Without the pictures, retype exactly the lines from the top of the entries below through the line that contains "from matplotlib.patches import Rectangle".

--- Start Data for processing ---

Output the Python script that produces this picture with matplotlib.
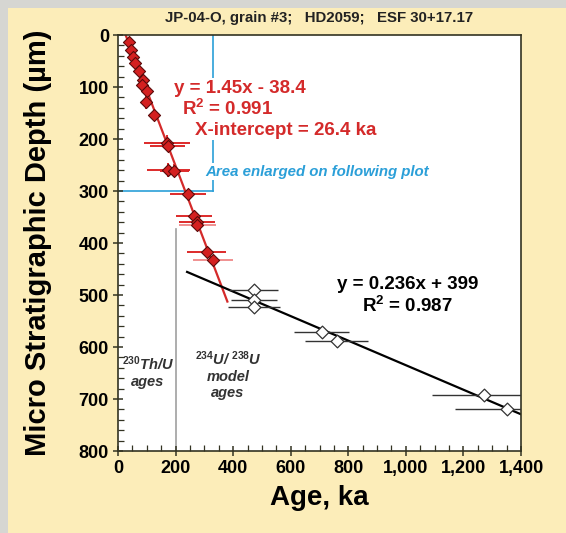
import numpy as np
import matplotlib
matplotlib.use("Agg")
import matplotlib.pyplot as plt
from matplotlib.ticker import MultipleLocator, FuncFormatter
from matplotlib.patches import Rectangle

plt.rcParams['font.family'] = ['Liberation Sans', 'DejaVu Sans']
plt.rcParams['mathtext.fontset'] = 'custom'
plt.rcParams['mathtext.rm'] = 'Liberation Sans:bold'
plt.rcParams['mathtext.bf'] = 'Liberation Sans:bold'
plt.rcParams['mathtext.it'] = 'Liberation Sans:italic:bold'
plt.rcParams['mathtext.default'] = 'bf'

# 230Th/U ages (red diamonds)
th_age = [39, 45, 53, 58, 74, 88, 85, 102, 97, 126, 169, 172, 175, 196, 242, 265, 275, 276, 308, 329]
th_depth = [14, 29, 42, 54, 69, 87, 96, 107, 128, 154, 207, 213, 260, 261, 306, 348, 359, 365, 417, 433]
th_xerr = [6, 6, 7, 7, 8, 9, 9, 10, 10, 12, 80, 60, 74, 50, 62, 62, 62, 65, 67, 70]
th_yerr = [6, 8, 8, 8, 8, 12, 10, 10, 14, 8, 14, 10, 14, 12, 8, 10, 12, 8, 10, 8]
th_pale = [False] * 17 + [True, False, True]

# 234U/238U model ages (white diamonds)
u_age = [472, 472, 472, 707, 760, 1271, 1350]
u_depth = [491, 509, 523, 572, 588, 692, 720]
u_xerr = [85, 80, 90, 97, 110, 180, 180]
u_yerr = [0, 0, 0, 0, 12, 0, 0]

# regression lines
red_slope, red_int, red_x = 1.45, -38.4, (26.4, 380)
blk_slope, blk_int, blk_x = 0.236, 399, (240, 1400)

fig = plt.figure(figsize=(5.66, 5.33), dpi=100)
fig.patch.set_facecolor('#FCEDB9')
W, H = 566, 533
fig.patches.append(Rectangle((0, 0), 8 / W, 1, transform=fig.transFigure,
                             facecolor='#D6D6D2', edgecolor='none', zorder=0))
fig.patches.append(Rectangle((0, 1 - 8 / H), 1, 8 / H, transform=fig.transFigure,
                             facecolor='#D6D6D2', edgecolor='none', zorder=0))

ax = fig.add_axes([118 / W, 1 - 451 / H, 403 / W, 416 / H])
ax.set_facecolor('white')

# boxed area and method divider
ax.plot([330, 330], [0, 300], color='#2B9FD8', lw=1.2, zorder=1)
ax.plot([0, 330], [300, 300], color='#2B9FD8', lw=1.2, zorder=1)
ax.plot([200, 200], [374, 800], color='#A0A0A0', lw=1.2, zorder=1)

# fits
xr = np.array(red_x)
ax.plot(xr, red_slope * xr + red_int, color='#D42A2A', lw=1.6, zorder=2)
xb = np.array(blk_x)
ax.plot(xb, blk_slope * xb + blk_int, color='black', lw=1.6, zorder=2)

# red points
for a, d, xe, ye, pale in zip(th_age, th_depth, th_xerr, th_yerr, th_pale):
    ax.errorbar(a, d, xerr=xe, yerr=ye, fmt='none',
                ecolor='#F09090' if pale else '#DD2A2A', elinewidth=1.4, capsize=0, zorder=3)
ax.scatter(th_age, th_depth, marker='D', s=38, facecolor='#D42020',
           edgecolor='#5A0A0A', linewidth=0.8, zorder=4)

# white points
ax.errorbar(u_age, u_depth, xerr=u_xerr, yerr=u_yerr, fmt='none',
            ecolor='#333333', elinewidth=1.0, capsize=0, zorder=3)
ax.scatter(u_age, u_depth, marker='D', s=42, facecolor='white',
           edgecolor='#333333', linewidth=0.9, zorder=4)

ax.set_xlim(0, 1400)
ax.set_ylim(800, 0)
ax.xaxis.set_major_locator(MultipleLocator(200))
ax.xaxis.set_minor_locator(MultipleLocator(50))
ax.yaxis.set_major_locator(MultipleLocator(100))
ax.yaxis.set_minor_locator(MultipleLocator(20))
ax.xaxis.set_major_formatter(FuncFormatter(lambda v, p: f'{int(v):,}'))
ax.tick_params(which='major', direction='inout', length=7, width=1.1,
               color='#333322', labelsize=13, pad=3)
ax.tick_params(which='minor', direction='in', length=4, width=0.9, color='#333322')
for lab in ax.get_xticklabels() + ax.get_yticklabels():
    lab.set_fontweight('bold')
for s in ax.spines.values():
    s.set_color('#333322')
    s.set_linewidth(1.2)

ax.set_xlabel('Age, ka', fontsize=20, fontweight='bold')
ax.xaxis.set_label_coords(0.5, -0.082)
ax.set_ylabel('Micro Stratigraphic Depth (µm)', fontsize=21, fontweight='bold')
ax.yaxis.set_label_coords(-0.163, 0.5)

fig.text(319 / W, 1 - 18 / H, 'JP-04-O, grain #3;   HD2059;   ESF 30+17.17',
         ha='center', va='center', fontsize=10.8, fontweight='bold', color='#222222')

white_box = dict(facecolor='white', edgecolor='none', pad=1)
red = '#D42A2A'
ax.text(424, 102, 'y = 1.45x - 38.4', color=red, fontsize=13.5, fontweight='bold',
        ha='center', va='center', bbox=white_box, zorder=5)
ax.text(382, 142, 'R$^{2}$ = 0.991', color=red, fontsize=13.5, fontweight='bold',
        ha='center', va='center', bbox=white_box, zorder=5)
ax.text(267, 183, 'X-intercept = 26.4 ka', color=red, fontsize=13.5, fontweight='bold',
        ha='left', va='center', bbox=white_box, zorder=5)
ax.text(305, 263, 'Area enlarged on following plot', color='#2B9FD8', fontsize=10.8,
        fontweight='bold', fontstyle='italic', ha='left', va='center',
        bbox=white_box, zorder=5)

ax.text(1007, 480, 'y = 0.236x + 399', color='black', fontsize=13.5, fontweight='bold',
        ha='center', va='center', zorder=5)
ax.text(1005, 522, 'R$^{2}$ = 0.987', color='black', fontsize=13.5, fontweight='bold',
        ha='center', va='center', zorder=5)

ax.text(104, 648, '$^{230}$Th/U\nages', color='#333333', fontsize=10.5,
        fontweight='bold', fontstyle='italic', ha='center', va='center',
        linespacing=1.2, zorder=5)
ax.text(382, 653, '$^{234}$U/ $^{238}$U\nmodel\nages', color='#333333', fontsize=10.5,
        fontweight='bold', fontstyle='italic', ha='center', va='center',
        linespacing=1.2, zorder=5)

fig.savefig('out.png', dpi=100, facecolor=fig.get_facecolor())
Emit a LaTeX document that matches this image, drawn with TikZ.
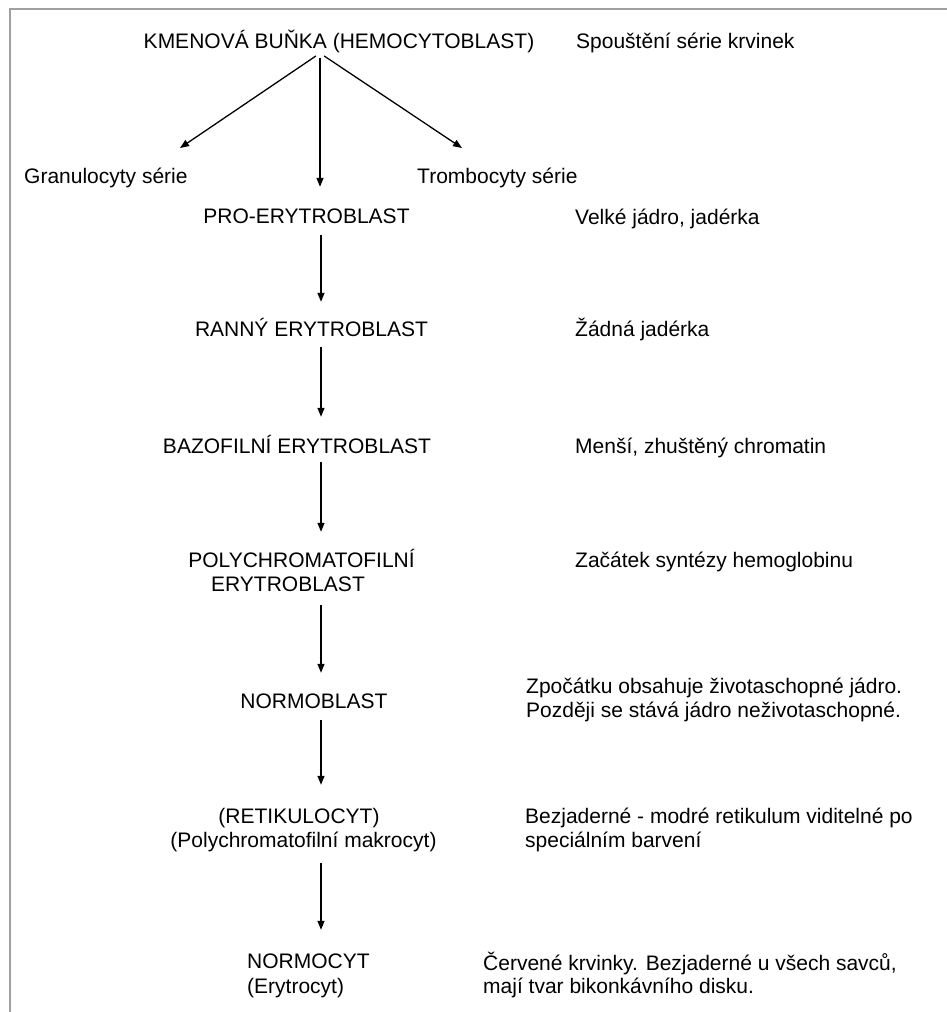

--- End Data for processing ---

▶ [Response to the exercise]
Output the Python script that produces this picture with matplotlib.
import numpy as np
import matplotlib
matplotlib.use("Agg")
import matplotlib.pyplot as plt
from matplotlib.ticker import MultipleLocator, FuncFormatter
from matplotlib.patches import Rectangle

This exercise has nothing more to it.